The motivation behind this is data processing for LLM training. Where do LLMs get data? How is the data processed? How is the data formatted so that it can be read by these models?

A huge data source of LLM training is Wikipedia, which is the home to 6,800,000+ fact-based articles.

I create a concurrent scraper in GoLang that gets this data and processes it using OpenAI's tiktoken tokenizer so that it can be fed to LLMs.

Design Doc

All of the code to the scraper can be viewed here.

Scraping the data -

The fundamental design of the system is that we start with a single Wikipedia URL.

That single Wikipedia url links to other URLs, and most likely those other URLs are Wikipedia URLs as well.

We take those links and add them to a queue. That queue is based on the links that we are going to process next.

We repeat this cycle until we have found all the possible Wikipedia URLs and scraped them.

The scraper, on the other hand, takes the data of the important tags and stores them in a JSON file. The JSON file is an array of objects with the tag and text data in the tag, for each object.

This process is repeated until the convergence of all articles.

Concurrency

As of right now, the only thing processing concurrently is extraction and adding to the queue. Which is great.

What really should be processed in parallel is the entire loop.

To do these, we must ensure concurrent queues. To add concurrency to queues, we use locks.

Locks within queues are like a queue within a queue. As soon as a lock is unlocked, then the next item in that queue can execute. Think of it as sync locks.

Tradeoffs

The biggest trade-off right now is with concurrency.

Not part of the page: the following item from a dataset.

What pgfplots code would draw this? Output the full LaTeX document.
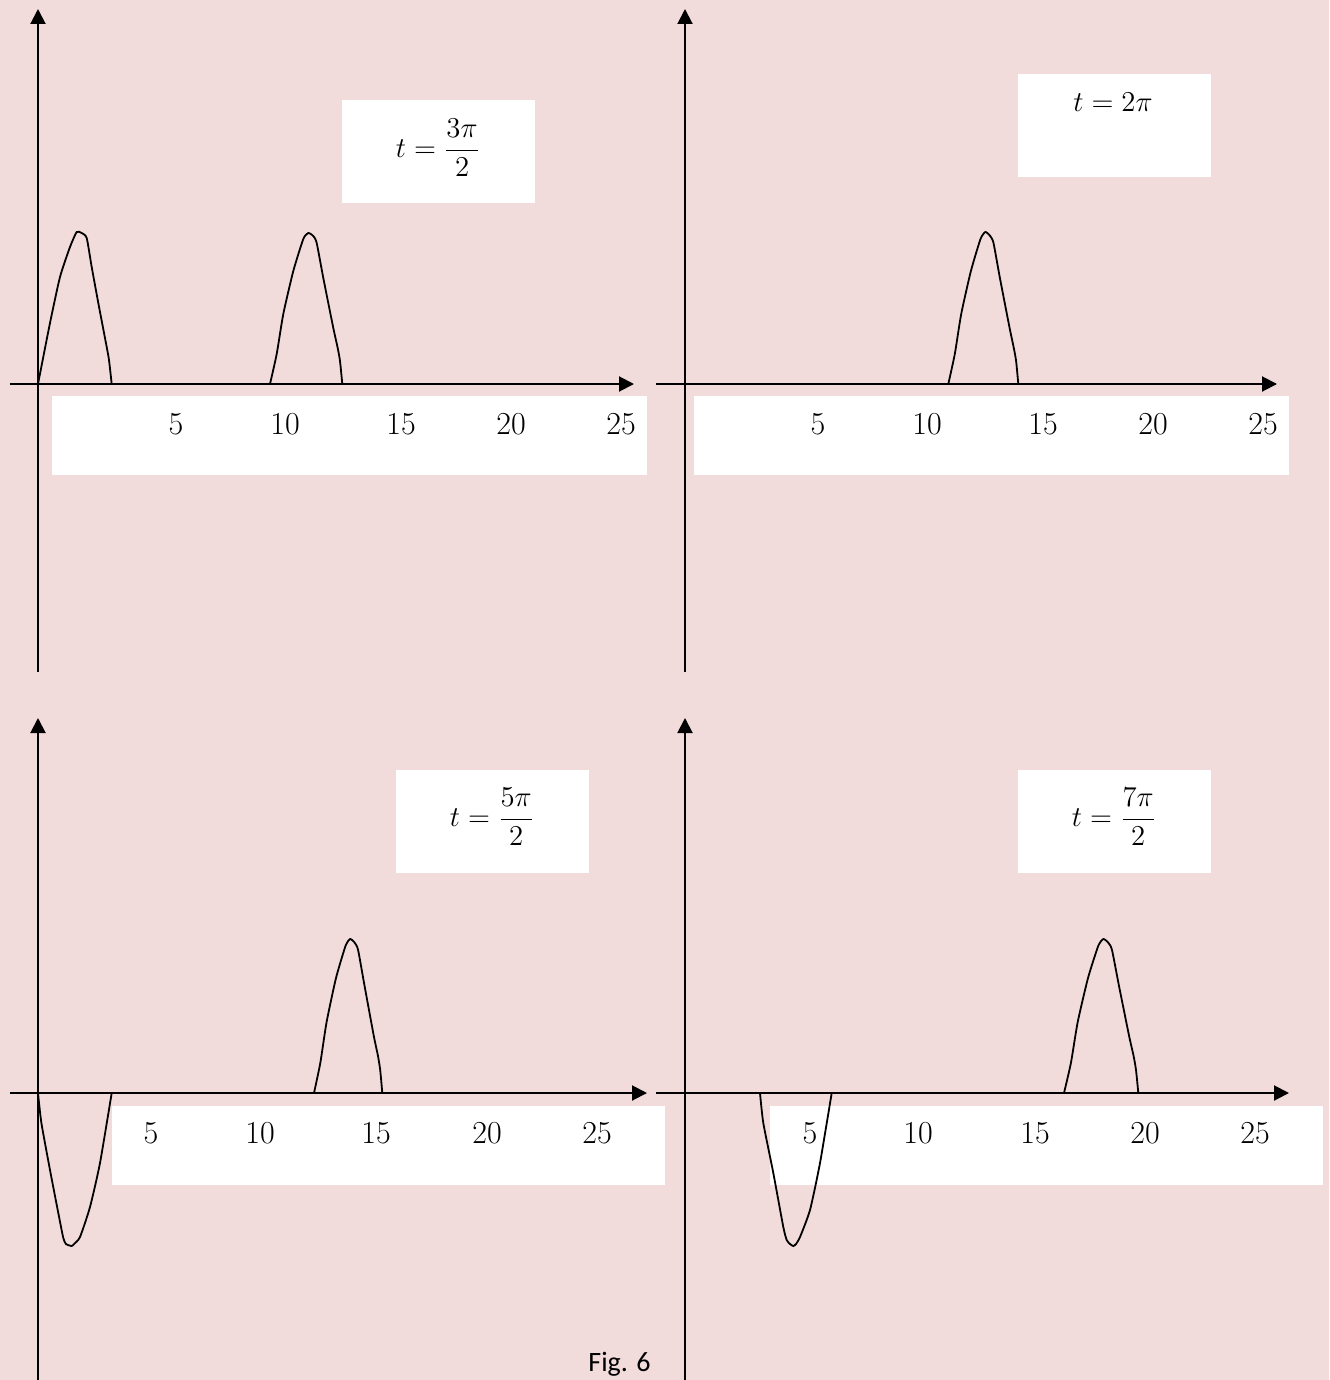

Because we are not processing the articles concurrently, each article must complete both extraction and adding links to the queue (that is processed in parallel), before going to the next.

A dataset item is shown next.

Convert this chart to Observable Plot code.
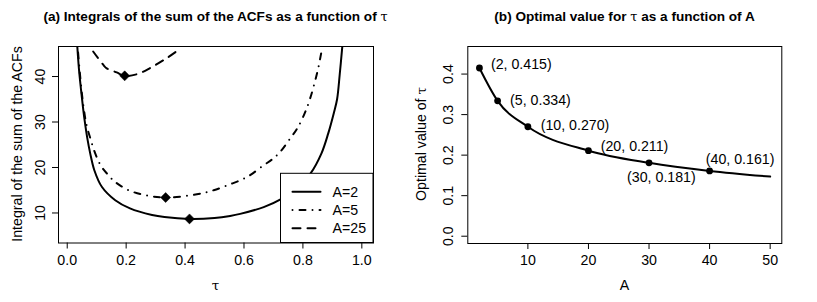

That's a costly trade-off.

Moreover, the only trade-off of processing the articles concurrently is added complexity and load on Wikipedia.

If this was a scraper I wanted to use in production, then I would add concurrent scraping.

Discussion

Something really important is data compression. This relates to the data format we want.

To process these into a Transformer, then we should probably store them as tokens. Tokens are a heavily compressed form of the data.

Furthermore, if we wanted to keep these stored as JSON or as TXT docs, we have two options. We can store these as the original documents in a cloud storage bucket like S3 of a NoSQL database.

Although a NoSQL database will more than likely be more expensive, searching the documents, and data cleaning will be a lot easier.